CWPT's net assets at the end of 2003 were $16,251,940. Much of that seems to be in land holdings and it appears from these records that a single contribution (presumably land) of nearly $11 million was made in 2001, radically changing the nonprofit's fiscal profile. Membership dues brought in $1.40 million (up from the year previous) . Combined with grants and other income, total revenues were $5.40 million and expenses were $3.62. That's nearly $1.8 million in operating surplus ("profit"). It more than offsets $1.4 million in dues.
What this means is that CWPT has, financially, outstripped any need for members (i.e. participants, supervisors, electors), except that members can act as a mailing list for additional donations. CWPT can choose to be one of those organizations made up entirely of its own management. If it hasn't chosen already.
Furthermore, if its $16 million in assets were liquidated and invested to fund operations with perhaps 5% targeted for return, the CWPT's staff and overhead could be scaled down a little to live within those means in perpetuity. It could then completely dispense with any human donors, collecting grants from other organizations and using government programs to accomplish its mission.

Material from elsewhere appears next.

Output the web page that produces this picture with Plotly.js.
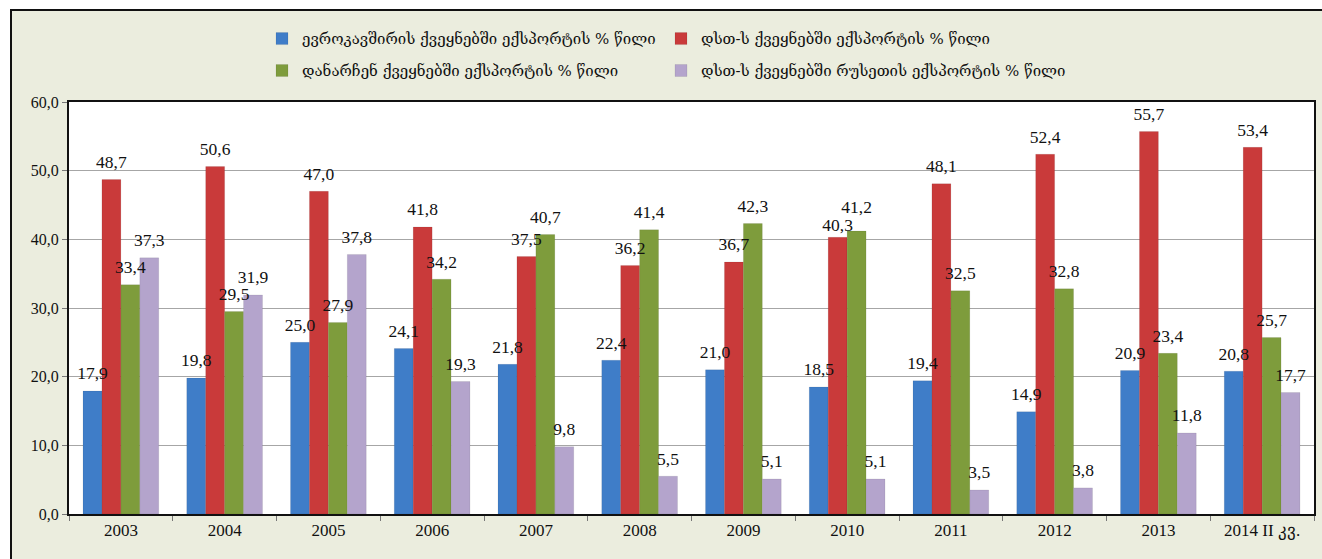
<!DOCTYPE html>
<html>
<head>
<meta charset="utf-8">
<script src="https://cdn.plot.ly/plotly-3.0.1.min.js"></script>
<style>
  html, body { margin: 0; padding: 0; background: #ffffff; }
  #frame { position: absolute; left: 10px; top: 9px; width: 1312px; height: 550px;
           background: #EBEDDE; border-left: 2px solid #111; border-top: 2px solid #111; box-sizing: border-box; }
  #chart { position: absolute; left: 0; top: 0; width: 1322px; height: 559px; }
</style>
</head>
<body>
<div id="frame"></div>
<div id="chart"></div>
<script>
const categories = ["2003","2004","2005","2006","2007","2008","2009","2010","2011","2012","2013","2014 II კვ."];
const seriesNames = [
  "ევროკავშირის ქვეყნებში ექსპორტის % წილი",
  "დსთ-ს ქვეყნებში ექსპორტის % წილი",
  "დანარჩენ ქვეყნებში ექსპორტის % წილი",
  "დსთ-ს ქვეყნებში რუსეთის ექსპორტის % წილი"
];
const euShare    = [17.9, 19.8, 25.0, 24.1, 21.8, 22.4, 21.0, 18.5, 19.4, 14.9, 20.9, 20.8];
const cisShare   = [48.7, 50.6, 47.0, 41.8, 37.5, 36.2, 36.7, 40.3, 48.1, 52.4, 55.7, 53.4];
const otherShare = [33.4, 29.5, 27.9, 34.2, 40.7, 41.4, 42.3, 41.2, 32.5, 32.8, 23.4, 25.7];
const russiaShare= [37.3, 31.9, 37.8, 19.3, 9.8, 5.5, 5.1, 5.1, 3.5, 3.8, 11.8, 17.7];

const colors = ["#3F7DC8", "#C93A3A", "#7E9C3C", "#B4A4CC"];
const values = [euShare, cisShare, otherShare, russiaShare];
const legendIds = ["legend", "legend2", "legend3", "legend4"];

const barTraces = values.map((v, i) => ({
  type: "bar",
  name: seriesNames[i],
  x: categories,
  y: v,
  legend: legendIds[i],
  marker: { color: colors[i], line: { color: "rgba(0,0,0,0.15)", width: 0.5 } },
  hoverinfo: "skip"
}));

// label gap above each bar (invisible marker size); 2010 red/green labels staggered as in the source
const labelGap = values.map((v, i) => categories.map((c, j) => {
  if (c === "2010" && i === 1) return 1;
  if (c === "2010" && i === 2) return 20;
  return 10;
}));

// value labels drawn on top of all bars, grouped like the bars
const labelTraces = values.map((v, i) => ({
  type: "scatter",
  mode: "markers+text",
  x: categories,
  y: v,
  showlegend: false,
  marker: { size: labelGap[i], opacity: 0 },
  texttemplate: "%{y:.1f}",
  textposition: "top center",
  cliponaxis: false,
  textfont: { family: "Liberation Serif, serif", size: 17.5, color: "#111" },
  hoverinfo: "skip"
}));

const legendFont = { family: "DejaVu Serif, DejaVu Sans, sans-serif", size: 15, color: "#111" };
function legendAt(xpx, ytop) {
  return {
    orientation: "h", xref: "container", yref: "container",
    x: xpx / 1322, y: ytop, xanchor: "left", yanchor: "top",
    itemwidth: 30, bgcolor: "rgba(0,0,0,0)", font: legendFont
  };
}

const layout = {
  width: 1322, height: 559,
  paper_bgcolor: "rgba(0,0,0,0)",
  plot_bgcolor: "#ffffff",
  margin: { l: 69, r: 8, t: 102, b: 45 },
  separators: ",.",
  barmode: "group",
  bargap: 0.27,
  bargroupgap: 0,
  scattermode: "group",
  scattergap: 0.27,
  xaxis: {
    type: "category",
    tickson: "boundaries",
    ticks: "outside", ticklen: 5, tickcolor: "#777",
    showline: true, linecolor: "#111", linewidth: 2, mirror: true,
    tickfont: { family: "Liberation Serif, serif", size: 17, color: "#111" },
    showgrid: false
  },
  yaxis: {
    range: [0, 60], dtick: 10, tickformat: ".1f",
    ticks: "outside", ticklen: 5, tickcolor: "#777",
    showline: true, linecolor: "#111", linewidth: 2, mirror: true,
    gridcolor: "#A6A6A6", gridwidth: 1,
    zeroline: false,
    tickfont: { family: "Liberation Serif, serif", size: 16, color: "#111" }
  },
  legend: legendAt(262, 0.96),
  legend2: legendAt(661, 0.96),
  legend3: legendAt(262, 0.903),
  legend4: legendAt(661, 0.903),
  showlegend: true
};

Plotly.newPlot("chart", barTraces.concat(labelTraces), layout, { displayModeBar: false, staticPlot: true });
</script>
</body>
</html>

What I mean is this: CWPT can continue its job of facilitating the investment of other organizations' money in land purchases and in buying restrictive covenants (easements) from owners without any member help or input and without individual donations or oversight.

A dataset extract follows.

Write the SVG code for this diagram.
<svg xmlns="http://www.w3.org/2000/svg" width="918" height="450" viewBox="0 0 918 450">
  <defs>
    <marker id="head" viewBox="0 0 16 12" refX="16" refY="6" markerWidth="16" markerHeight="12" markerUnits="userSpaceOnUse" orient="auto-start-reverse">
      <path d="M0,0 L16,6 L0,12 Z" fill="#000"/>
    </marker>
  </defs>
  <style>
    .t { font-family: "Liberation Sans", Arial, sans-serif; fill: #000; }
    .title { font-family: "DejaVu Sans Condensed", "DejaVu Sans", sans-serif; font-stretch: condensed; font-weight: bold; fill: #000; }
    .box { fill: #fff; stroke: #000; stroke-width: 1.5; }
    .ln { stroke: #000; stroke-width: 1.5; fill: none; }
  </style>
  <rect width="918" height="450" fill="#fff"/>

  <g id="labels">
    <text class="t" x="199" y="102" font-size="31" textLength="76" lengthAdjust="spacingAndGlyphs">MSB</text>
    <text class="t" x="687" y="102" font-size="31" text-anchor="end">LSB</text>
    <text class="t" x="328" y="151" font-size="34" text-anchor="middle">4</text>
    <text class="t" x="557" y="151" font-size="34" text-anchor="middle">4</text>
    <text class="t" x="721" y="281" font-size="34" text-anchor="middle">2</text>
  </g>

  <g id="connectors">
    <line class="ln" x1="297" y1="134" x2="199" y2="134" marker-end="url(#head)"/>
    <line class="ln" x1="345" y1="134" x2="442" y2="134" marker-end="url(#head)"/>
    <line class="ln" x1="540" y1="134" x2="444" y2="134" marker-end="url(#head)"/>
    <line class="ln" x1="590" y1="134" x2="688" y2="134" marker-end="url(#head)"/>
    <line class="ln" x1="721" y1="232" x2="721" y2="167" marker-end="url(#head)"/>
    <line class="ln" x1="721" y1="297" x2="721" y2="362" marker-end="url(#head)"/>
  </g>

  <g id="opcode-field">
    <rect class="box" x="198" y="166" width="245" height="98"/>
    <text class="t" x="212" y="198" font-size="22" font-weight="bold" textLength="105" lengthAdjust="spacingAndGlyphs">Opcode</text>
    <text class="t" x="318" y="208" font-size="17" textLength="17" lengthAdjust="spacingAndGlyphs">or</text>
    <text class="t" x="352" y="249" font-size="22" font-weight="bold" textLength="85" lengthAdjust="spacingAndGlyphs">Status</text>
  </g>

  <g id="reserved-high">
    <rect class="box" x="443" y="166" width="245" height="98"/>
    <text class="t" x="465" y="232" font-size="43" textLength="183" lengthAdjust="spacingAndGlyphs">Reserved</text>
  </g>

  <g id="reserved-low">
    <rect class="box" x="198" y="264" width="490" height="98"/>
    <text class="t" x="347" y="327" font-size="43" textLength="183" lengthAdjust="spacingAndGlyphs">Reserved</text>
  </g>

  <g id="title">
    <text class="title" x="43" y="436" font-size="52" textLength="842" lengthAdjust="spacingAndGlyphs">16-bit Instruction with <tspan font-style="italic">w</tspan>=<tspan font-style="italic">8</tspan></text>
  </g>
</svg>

Look at the transactional addenda to the IRS 990s, linked above. To prevent the public or its members from knowing exactly what its annual transactions are, the Trust frames all of its descriptive addenda in this language:
Name of Buyer: Various
Helpful? It's absolutely pervasive - no exceptions. Good luck decoding the transactions.
The Trust's members and potential members either don't care about its operations ("Gotta save some battlefield land somehow!") or they have already been written off by management.
Neither scenario makes me want to join or contribute.